Critical Exposure teaches youth how to use the power of photography and their own voices to become effective advocates for school reform and social change. We provide at-risk youth with cameras, training, and the opportunity to show the world how it looks through their eyes. Participating students have documented issues ranging from deteriorating school facilities to youth homelessness to teen pregnancy.
To date Critical Exposure has worked with more than 1,400 students in D.C., New Orleans, Baltimore, Philadelphia, Austin, and Albuquerque. Participants have learned to use photography as a both a vehicle for self-expression and an advocacy tool.
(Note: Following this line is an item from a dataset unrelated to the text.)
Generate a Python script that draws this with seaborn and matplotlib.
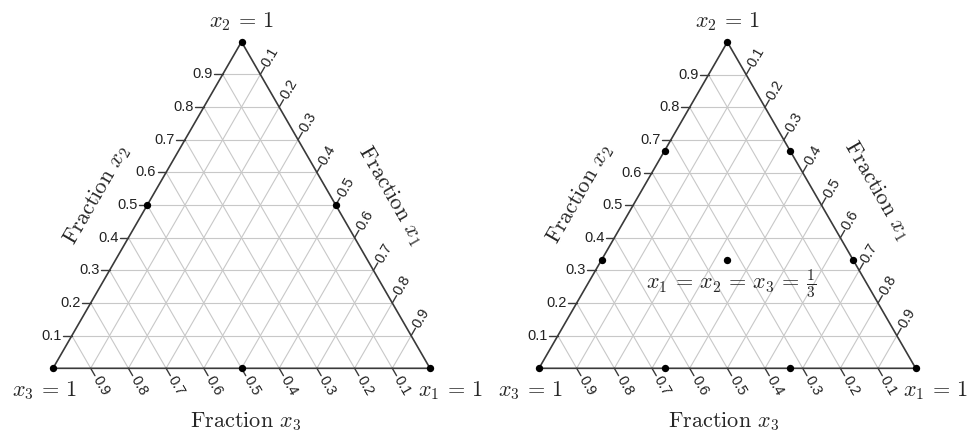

Thousands of people have seen the students’ images through public exhibits, community events, legislative hearings, and media coverage, including The Oprah Winfrey Show, CNN’s Anderson Cooper 360, PBS, NPR, The Washington Post, The Baltimore Sun, and The Philadelphia Inquirer.
Perhaps most importantly, the students and their images have helped affect significant reforms in public education. Our largest victory occurred in Maryland where, thanks in part to the impact of the students’ photographs and testimony and to the work of our partners, the Maryland Education Coalition and the ACLU, the State General Assembly increased funding for school facilities by over $100 million.
“The experience of being in Critical Exposure was very overwhelming for me because I had something as small as a black and white 35 mm camera, but to me it meant so much more. The opportunity to take pictures was my first time to finally be heard, not only by my friends and family, but by the media and public. Being a part of this program I learned that even the smallest thing such as the camera, can give you power and you need to use it in a way that benefits you and your society.”